Kent:
Have been doing some research on storage - hard disk drive sector and flash memory - and one area that is set to explode is the consumer market for digital cameras and videos - if you buy the forecasts. I do. Here's why:
I'm not a photography fan, but even I must admit I've been looking into digital cameras, and have had a blast taking photos using regular film, scanning them in, and editing on MicroSoft's editor. You can make great web pages, cut and paste pictures of the kids and print, make cards, just a blast.
And I'm the last guy that gets into this photography stuff - my wife has to show me how to shoot the camera half the time and explain (again) what all the buttons are for. I have no idea what an f-stop is.

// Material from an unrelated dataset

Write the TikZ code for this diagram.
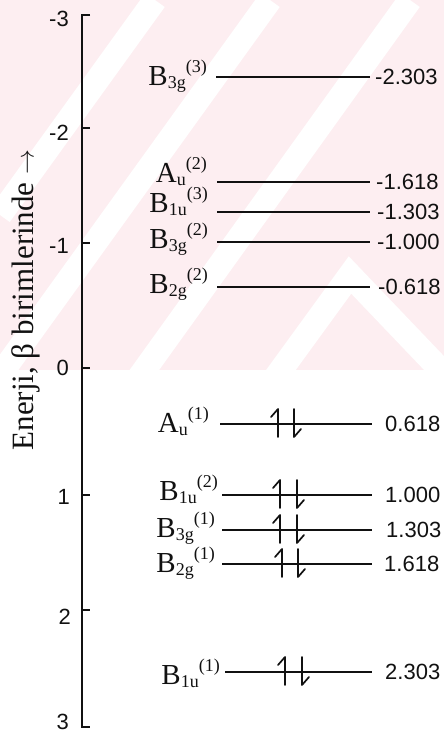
\documentclass[tikz,border=0pt]{standalone}
\usepackage{fontspec}
\setmainfont{Liberation Serif}
\newfontfamily\numfont{Liberation Sans}
\usetikzlibrary{positioning,calc}
\definecolor{ink}{HTML}{111111}
\definecolor{wmpink}{HTML}{FDEEF1}

% orbital label: letter, subscript, superscript index
\newcommand{\orb}[3]{#1\raisebox{-3pt}{\fontsize{18}{18}\selectfont #2}\raisebox{13pt}{\fontsize{18}{18}\selectfont (#3)}}
% electron pair on a level: x of up arrow, x of down arrow, y of level
\newcommand{\spinpair}[3]{%
  \draw[spin] (#1,#3+13) -- (#1,#3-15) -- ++(-7,8);
  \draw[spin] (#2,#3-15) -- (#2,#3+13) -- ++(7,-8);}

\begin{document}
\begin{tikzpicture}[x=1pt, y=-1pt,
  level/.style={draw=ink, line width=1.7pt},
  axisline/.style={draw=ink, line width=1.8pt},
  spin/.style={draw=ink, line width=1.7pt, line cap=round, line join=round},
  lab/.style={anchor=base east, inner sep=0pt, text=ink, font=\fontsize{29}{31}\selectfont},
  val/.style={anchor=west, inner sep=0pt, text=ink, font=\numfont\fontsize{22}{24}\selectfont},
  ticklab/.style={anchor=east, inner sep=0pt, text=ink, font=\numfont\fontsize{22}{24}\selectfont}
]
  \useasboundingbox (0,0) rectangle (444,742);

  % watermark
  \begin{scope}
    \clip (0,0) rectangle (444,370);
    \fill[wmpink] (0,0) rectangle (444,370);
    \draw[white, line width=24pt] (0,215) -- (155,0);
    \draw[white, line width=24pt] (0,375) -- (270,0);
    \draw[white, line width=24pt] (130,390) -- (410,0);
    \draw[white, line width=24pt] (270,385) -- (350,275) -- (455,385);
  \end{scope}

  % energy axis
  \coordinate (atop) at (82,15);
  \coordinate (abot) at (82,727);
  \draw[axisline] ($(atop)+(8,0)$) -- (atop) -- (abot) -- ($(abot)+(8,0)$);
  \draw[axisline] (82,128) -- (90,128);
  \draw[axisline] (82,243) -- (90,243);
  \draw[axisline] (82,368) -- (90,368);
  \draw[axisline] (82,495) -- (90,495);
  \draw[axisline] (82,610) -- (90,610);

  \node[ticklab] (tm3) at (69,19) {-3};
  \node[ticklab] (tm2) at (69,133) {-2};
  \node[ticklab] (tm1) at (69,246) {-1};
  \node[ticklab] (t0) at (69,368) {0};
  \node[ticklab] (t1) at (70,497) {1};
  \node[ticklab] (t2) at (71,617) {2};
  \node[ticklab] (t3) at (69,722) {3};

  \node[rotate=90, inner sep=0pt, text=ink, font=\fontsize{31}{33}\selectfont] (etitle) at (26,300)
    {Enerji, β birimlerinde {\fontsize{25}{25}\selectfont$\rightarrow$}};

  % empty levels
  \draw[level] (216,77) -- (370,77);
  \draw[level] (217,182) -- (370,182);
  \draw[level] (217,212) -- (370,212);
  \draw[level] (217,242) -- (370,242);
  \draw[level] (217,287) -- (370,287);

  \node[lab] (b3g3) at (207,85) {\orb{B}{3g}{3}};
  \node[lab] (au2) at (207,182) {\orb{A}{u}{2}};
  \node[lab] (b1u3) at (208,212) {\orb{B}{1u}{3}};
  \node[lab] (b3g2) at (208,248) {\orb{B}{3g}{2}};
  \node[lab] (b2g2) at (208,293) {\orb{B}{2g}{2}};

  \node[val] (e1) at (375,77) {-2.303};
  \node[val] (e2) at (376,182) {-1.618};
  \node[val] (e3) at (377,212) {-1.303};
  \node[val] (e4) at (377,242) {-1.000};
  \node[val] (e5) at (378,287) {-0.618};

  % filled levels
  \draw[level] (220,424) -- (372,424);
  \draw[level] (222,495) -- (372,495);
  \draw[level] (222,530) -- (372,530);
  \draw[level] (222,564) -- (372,564);
  \draw[level] (225,672) -- (372,672);

  \node[lab] (au1) at (209,432) {\orb{A}{u}{1}};
  \node[lab] (b1u2) at (218,500) {\orb{B}{1u}{2}};
  \node[lab] (b3g1) at (215,537) {\orb{B}{3g}{1}};
  \node[lab] (b2g1) at (215,572) {\orb{B}{2g}{1}};
  \node[lab] (b1u1) at (220,684) {\orb{B}{1u}{1}};

  \node[val] (e6) at (385,424) {0.618};
  \node[val] (e7) at (385,495) {1.000};
  \node[val] (e8) at (386,530) {1.303};
  \node[val] (e9) at (384,564) {1.618};
  \node[val] (e10) at (385,672) {2.303};

  \spinpair{278}{294}{424}
  \spinpair{280}{297}{495}
  \spinpair{280}{297}{530}
  \spinpair{282}{298}{564}
  \spinpair{285}{302}{672}
\end{tikzpicture}
\end{document}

But if you get digital cameras, video with voice digital machines, you can make your own movies on your computer.
Now, you can just about guess how much memory this will all take. Yeah, those flash memory cards are great, but just won't cut the mustard for heavy duty storage and editing. Those 20 GB drives that are recently being introduced may be small stuff for these uses.
That leaves some real opportunities in the HDD sector. IBM is the technology leader and sales leader, but is not a pure play. SFLX is one company with HDD expertise that may benefit - in fact will benefit IMO.
Of course, to make the GMR heads will require some heavy duty investment in equipment - new sputtering techniques (vacuum deposition) are needed - and the precision needed for the layers on the GMR head are much much greater than for the MR head - much less the inductive heads that are now being phased out.
Will issue a full report in a week or so. I know we've had this conversation before, and people have asked "what are they going to do with all that memory" - even when the 8 GB drives were being announced.
Well, along with gaming, this is your answer. I'm a believer. Then again, as my co-editor Doug Fant says, we are either on the cutting edge or crazy. We're not sure which.